You will get all the urls list line by line. This is the data will be feed to our Clojure code.

3. Clojure code to accept url list and write them to pdf

With the data extracted in step 2, we can now write Clojure code to process them.

 
(pdf 
  [{
   :header "Enter Matrix"
   :size :crown-quarto}
 
   (let [imagelist (for [url  urllist]
      [:image 
       {:align :center 
       }
       url]
      )]
      (let [merged (loop [v imagelist s []] (if (empty? v) s (recur (rest v) (conj s (first v) [:pagebreak]) )))]
        (for [x merged] x)
      ))
  ]
  "doc.pdf"
)
 
 

We use the :crown-qurto as our pdf page size. Which is better fit for image. The urllist is a vector containing image urls

 
(def urllist [
   ; copy text here
])
 

You can directly copy the text we extracted in step to the vector.

Then we transform it into a vector that represent an image in pdf. Its also an vector , the first element is keyword :image, and then an options map to set for the image for example how to align the image in the pdf, and then the url string.

We want each page of pdf contains one image, so after each image we need insert an :pagebreak which will cause the next image be write to next page of the pdf file.

what the code in second let statement do is do a transform like this

 
:image :image :image ...
 
->
 
:image :pagebreak :image :pagebreak :image :pagebreak ...
 

To make the process more generalize I write another function to do the insertion.

 
(defn implode-lazy [vec sep] 
  (let [c (count vec)] 
    (for [ i (range 0 (* 2 c))] 
      (if (=  (mod i 2) 0)
        (nth vec (/ i 2) )
        sep
      )
    )
  )
)
 

This will accept an vector and a separator and insert the separator for after each element of the vector and return the final list.

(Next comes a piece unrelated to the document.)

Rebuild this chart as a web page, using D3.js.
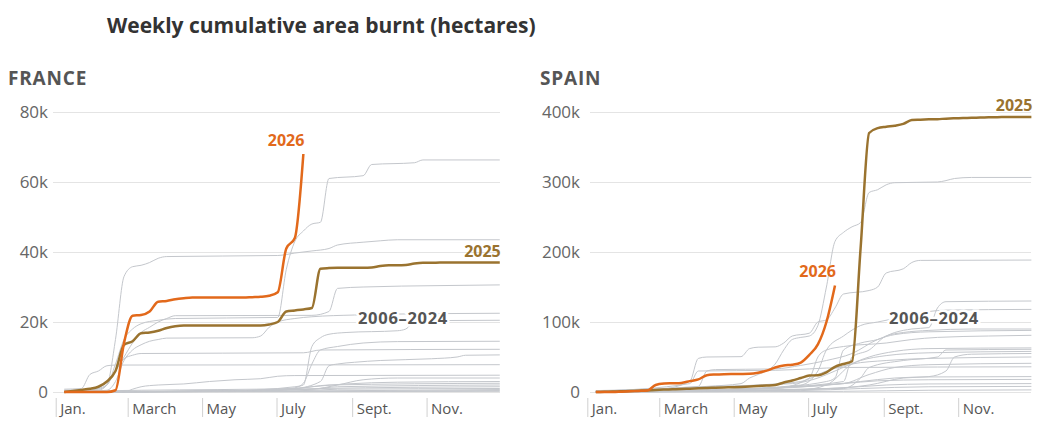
<!DOCTYPE html>
<html>
<head>
<meta charset="utf-8">
<script src="https://cdn.jsdelivr.net/npm/d3@7"></script>
<style>
	body { margin: 0; background: #fff; }
	svg { display: block; font-family: 'Open Sans', sans-serif; }
</style>
</head>
<body>
<div id="app"></div>
<script>
// month ticks shown under each panel
const monthLabels = ['Jan.', 'March', 'May', 'July', 'Sept.', 'Nov.']

const franceTicks = [0, 20000, 40000, 60000, 80000]
const spainTicks = [0, 100000, 200000, 300000, 400000]

// weekly cumulative hectares, week 1..n
const france2026 = [0, 0, 0, 0, 0, 0, 500, 14000, 21800, 22000, 23000, 25800, 26000, 26500, 26800, 27000, 27000, 27000, 27000, 27000, 27000, 27000, 27100, 27200, 27500, 28500, 41000, 44000, 68000]
const france2025 = [0, 300, 600, 900, 1500, 3000, 6000, 13500, 14500, 16800, 17000, 17500, 18300, 18800, 19000, 19000, 19000, 19000, 19000, 19000, 19000, 19000, 19000, 19000, 19300, 20000, 23000, 23300, 23600, 24000, 35200, 35400, 35500, 35500, 35500, 35500, 35600, 36000, 36200, 36200, 36300, 36700, 36900, 36900, 37000, 37000, 37000, 37000, 37000, 37000, 37000, 37000]
const spain2026 = [0, 0, 0, 500, 1000, 1500, 2000, 10000, 12000, 12500, 13000, 15500, 18000, 24000, 25000, 25500, 25700, 25800, 26000, 27500, 30500, 35000, 38000, 39000, 42000, 53000, 68000, 100000, 152000]
const spain2025 = [0, 300, 600, 1000, 1300, 1800, 2300, 3000, 3500, 3800, 4200, 4800, 5300, 5800, 6200, 6600, 6800, 7200, 7800, 8500, 9200, 10000, 13500, 16500, 20000, 23500, 24000, 28000, 36000, 40000, 44000, 205000, 370000, 377000, 379000, 380500, 383000, 388500, 389000, 389500, 389800, 390500, 391000, 391300, 391800, 392000, 392400, 392600, 392800, 393000, 393000, 393000]

// 2006-2024, [week, hectares]
const francePast = [
	[[1, 0], [4, 500], [6, 2000], [7, 8000], [8, 15000], [9, 18000], [10, 19500], [12, 20500], [14, 21000], [26, 21300], [27, 35000], [28, 43000], [29, 46000], [30, 48000], [31, 48500], [32, 61000], [36, 61800], [37, 65000], [42, 65500], [43, 66300], [52, 66300]],
	[[1, 0], [5, 500], [6, 2000], [7, 15000], [8, 33000], [9, 35800], [10, 36200], [11, 37000], [12, 38200], [13, 38700], [26, 39000], [28, 39700], [30, 40300], [32, 41000], [33, 42000], [36, 42800], [38, 43200], [40, 43500], [52, 43500]],
	[[1, 300], [5, 1200], [6, 3000], [7, 6000], [8, 10000], [9, 14000], [10, 17000], [11, 18500], [12, 20000], [13, 21000], [14, 21800], [30, 21900], [32, 23000], [33, 29600], [36, 30000], [45, 30400], [52, 30600]],
	[[1, 0], [6, 500], [7, 3000], [8, 9000], [9, 12000], [10, 13500], [11, 14500], [12, 15000], [13, 15400], [23, 15500], [24, 16000], [25, 18500], [26, 20000], [28, 21000], [30, 21500], [35, 22000], [45, 22400], [52, 22500]],
	[[1, 0], [20, 300], [28, 1500], [29, 2000], [30, 13000], [31, 15500], [32, 16500], [34, 17000], [40, 17500], [41, 18000], [42, 20000], [44, 20400], [52, 20500]],
	[[1, 0], [24, 500], [28, 1200], [29, 2500], [30, 8000], [31, 12000], [33, 13000], [36, 14000], [40, 14400], [52, 14500]],
	[[1, 500], [5, 800], [6, 2000], [7, 6000], [8, 9500], [9, 10500], [10, 11000], [29, 11200], [31, 12000], [52, 12200]],
	[[1, 0], [20, 300], [28, 1000], [31, 3000], [32, 7500], [33, 8000], [35, 8500], [38, 9000], [44, 9500], [47, 10000], [48, 10500], [52, 10600]],
	[[1, 800], [3, 1000], [4, 5000], [5, 6000], [6, 7500], [7, 7700], [52, 7800]],
	[[1, 0], [8, 0], [9, 800], [10, 1500], [12, 2000], [15, 2300], [18, 3000], [21, 3500], [24, 3800], [26, 4500], [28, 4700], [52, 4800]],
	[[1, 0], [20, 300], [30, 800], [33, 2000], [36, 3500], [40, 4000], [52, 4000]],
	[[1, 0], [26, 500], [30, 1500], [34, 2300], [40, 2800], [52, 3000]],
	[[1, 200], [10, 500], [28, 1000], [32, 2000], [52, 2500]],
	[[1, 0], [15, 300], [30, 800], [33, 1500], [52, 2000]],
	[[1, 0], [20, 200], [31, 1000], [52, 1500]],
	[[1, 0], [28, 300], [33, 800], [52, 1000]],
	[[1, 0], [30, 300], [52, 700]],
	[[1, 0], [30, 200], [52, 400]],
	[[1, 0], [52, 200]],
]

const spainPast = [
	[[1, 0], [8, 3000], [14, 8000], [18, 12000], [19, 20000], [20, 25000], [22, 40000], [23, 60000], [24, 75000], [25, 78000], [26, 80000], [27, 95000], [28, 150000], [29, 215000], [30, 228000], [31, 236000], [32, 242000], [33, 285000], [34, 289000], [35, 296000], [36, 299000], [41, 300000], [42, 302000], [43, 305000], [45, 306500], [52, 306500]],
	[[1, 0], [8, 3000], [12, 15000], [13, 48000], [14, 50000], [18, 50500], [19, 62000], [20, 64000], [22, 64500], [23, 70000], [24, 80000], [26, 84000], [27, 100000], [28, 103000], [29, 120000], [30, 140000], [33, 145000], [34, 150000], [35, 170000], [37, 176000], [38, 185000], [39, 188000], [52, 188500]],
	[[1, 0], [10, 2000], [20, 5000], [28, 15000], [29, 20000], [30, 60000], [32, 70000], [34, 75000], [36, 85000], [38, 90000], [40, 92000], [41, 120000], [42, 129000], [52, 130000]],
	[[1, 0], [15, 3000], [25, 10000], [27, 30000], [28, 60000], [30, 80000], [32, 95000], [34, 100000], [36, 105000], [40, 115000], [42, 117000], [52, 118000]],
	[[1, 0], [20, 5000], [30, 15000], [31, 50000], [33, 60000], [35, 80000], [37, 85000], [40, 88000], [45, 90000], [52, 90000]],
	[[1, 2000], [13, 8000], [14, 30000], [15, 32000], [22, 33000], [25, 38000], [28, 45000], [31, 55000], [34, 75000], [36, 82000], [40, 86000], [52, 88000]],
	[[1, 0], [22, 5000], [26, 20000], [27, 50000], [28, 60000], [30, 65000], [35, 70000], [38, 75000], [41, 78000], [47, 80000], [52, 81000]],
	[[1, 0], [25, 3000], [28, 10000], [31, 40000], [33, 50000], [36, 58000], [40, 62000], [52, 63000]],
	[[1, 0], [30, 5000], [32, 20000], [33, 35000], [37, 45000], [41, 50000], [42, 60000], [52, 61000]],
	[[1, 1000], [15, 8000], [24, 12000], [27, 20000], [29, 30000], [32, 45000], [35, 52000], [40, 56000], [52, 58000]],
	[[1, 0], [28, 5000], [33, 10000], [37, 20000], [40, 22000], [42, 30000], [43, 50000], [45, 54000], [52, 55000]],
	[[1, 0], [10, 4000], [20, 10000], [25, 15000], [28, 30000], [31, 40000], [35, 45000], [40, 48000], [52, 50000]],
	[[1, 0], [20, 5000], [30, 12000], [33, 25000], [36, 35000], [40, 39000], [52, 41000]],
	[[1, 1000], [12, 12000], [13, 30000], [22, 31000], [26, 33000], [30, 35000], [52, 36000]],
	[[1, 0], [20, 4000], [28, 10000], [32, 15000], [36, 20000], [40, 21500], [52, 22000]],
	[[1, 0], [15, 3000], [25, 8000], [30, 12000], [34, 16000], [40, 17500], [52, 18000]],
	[[1, 0], [20, 2000], [30, 6000], [35, 10000], [40, 11500], [52, 12000]],
	[[1, 0], [25, 2000], [32, 5000], [40, 7500], [52, 8000]],
	[[1, 0], [30, 1000], [40, 2500], [52, 3000]],
]

const width = 1041
const height = 425
const orange = '#e2691b'
const brown = '#9a732f'

const yearStart = new Date(2025, 0, 1)
const yearEnd = new Date(2026, 0, 1)
const weekDate = (w) => d3.timeDay.offset(yearStart, 7 * w)
const monthTicks = d3.timeMonth.every(2).range(yearStart, yearEnd)

const svg = d3
	.select('#app')
	.append('svg')
	.attr('width', width)
	.attr('height', height)

// chart title
svg
	.append('text')
	.attr('x', 107)
	.attr('y', 33)
	.attr('font-size', '21px')
	.attr('font-weight', 700)
	.attr('fill', '#333')
	.text('Weekly cumulative area burnt (hectares)')

function drawPanel(p) {
	const g = svg.append('g')

	const x = d3.scaleTime().domain([yearStart, yearEnd]).range([p.x0, p.x1])
	const y = d3.scaleLinear().domain([0, p.ticks[p.ticks.length - 1]]).range([392, 112])

	// country name
	g.append('text')
		.attr('x', p.nameX)
		.attr('y', 85)
		.attr('font-size', '19px')
		.attr('font-weight', 700)
		.attr('letter-spacing', '0.8px')
		.attr('fill', '#555')
		.text(p.name)

	// y axis with gridlines
	const yAxis = d3
		.axisLeft(y)
		.tickValues(p.ticks)
		.tickSize(-(p.gridRight - p.gridLeft))
		.tickPadding(p.pad)
		.tickFormat((d) => (d === 0 ? '0' : d / 1000 + 'k'))
	const ya = g.append('g').attr('transform', `translate(${p.gridLeft},0)`).call(yAxis)
	ya.select('.domain').remove()
	ya.selectAll('line').attr('stroke', '#e4e4e4')
	ya.selectAll('text')
		.attr('font-size', '17px')
		.attr('font-family', 'Open Sans, sans-serif')
		.attr('fill', '#666')

	// x axis, ticks hanging below the baseline
	const xAxis = d3
		.axisBottom(x)
		.tickValues(monthTicks)
		.tickSize(19)
		.tickFormat((d, i) => monthLabels[i])
	const xa = g.append('g').attr('transform', 'translate(0,398)').call(xAxis)
	xa.select('.domain').remove()
	xa.selectAll('line').attr('stroke', '#d0d0d0')
	xa.selectAll('text')
		.attr('x', 4)
		.attr('y', 16)
		.attr('dy', 0)
		.attr('text-anchor', 'start')
		.attr('font-size', '15px')
		.attr('font-family', 'Open Sans, sans-serif')
		.attr('fill', '#555')

	const line = d3
		.line()
		.x((d) => x(weekDate(d[0])))
		.y((d) => y(d[1]))
		.curve(d3.curveMonotoneX)

	const weekly = (arr) => arr.map((v, i) => [i + 1, v])

	g.append('g')
		.selectAll('path')
		.data(p.past)
		.join('path')
		.attr('d', line)
		.attr('fill', 'none')
		.attr('stroke', '#c4c7cc')
		.attr('stroke-width', 1)

	const last = weekly(p.last)
	const cur = weekly(p.current)

	g.append('path')
		.datum(last)
		.attr('d', line)
		.attr('fill', 'none')
		.attr('stroke', brown)
		.attr('stroke-width', 2.5)

	g.append('path')
		.datum(cur)
		.attr('d', line)
		.attr('fill', 'none')
		.attr('stroke', orange)
		.attr('stroke-width', 2.5)

	// labels
	const lastEnd = last[last.length - 1]
	const curEnd = cur[cur.length - 1]

	g.append('text')
		.attr('x', x(weekDate(lastEnd[0])) + 1)
		.attr('y', y(lastEnd[1]) - p.lastOff)
		.attr('dy', '0.35em')
		.attr('text-anchor', 'end')
		.attr('font-size', '16px')
		.attr('font-weight', 700)
		.attr('fill', brown)
		.text('2025')

	g.append('text')
		.attr('x', x(weekDate(curEnd[0])) + 1)
		.attr('y', y(curEnd[1]) - 14)
		.attr('dy', '0.35em')
		.attr('text-anchor', 'end')
		.attr('font-size', '16px')
		.attr('font-weight', 700)
		.attr('fill', orange)
		.text('2026')

	g.append('text')
		.attr('x', p.pastX)
		.attr('y', 318)
		.attr('dy', '0.35em')
		.attr('text-anchor', 'middle')
		.attr('font-size', '16.5px')
		.attr('font-weight', 700)
		.attr('letter-spacing', '0.7px')
		.attr('fill', '#555')
		.attr('stroke', '#fff')
		.attr('stroke-width', 5)
		.attr('paint-order', 'stroke')
		.text('2006–2024')
}

drawPanel({
	name: 'FRANCE',
	nameX: 8,
	x0: 55.7,
	x1: 501,
	gridLeft: 53,
	gridRight: 500,
	pad: 5,
	ticks: franceTicks,
	past: francePast,
	last: france2025,
	current: france2026,
	lastOff: 11,
	pastX: 403,
})

drawPanel({
	name: 'SPAIN',
	nameX: 540,
	x0: 587.3,
	x1: 1032.6,
	gridLeft: 590,
	gridRight: 1031,
	pad: 10,
	ticks: spainTicks,
	past: spainPast,
	last: spain2025,
	current: spain2026,
	lastOff: 12,
	pastX: 934,
})
</script>
</body>
</html>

Now we can write our main logic more elegantly

 
(pdf 
  [{
   :header "Enter Matrix"
   :size :crown-quarto}
 
   (let [imagelist (for [url  urllist]
      [:image 
       {:align :center 
       }
       url]
      )]
      (implode-lazy imagelist [:pagebreak]))
  ]
  "doc.pdf"
)
 
 

Use interpose function

Our function implode-lazy function can have an even more simpler form by using built in function interpose. This function works like PHP implode function.

 
(defn implode [v sep]
  (conj (vec (interpose sep v)) sep)
)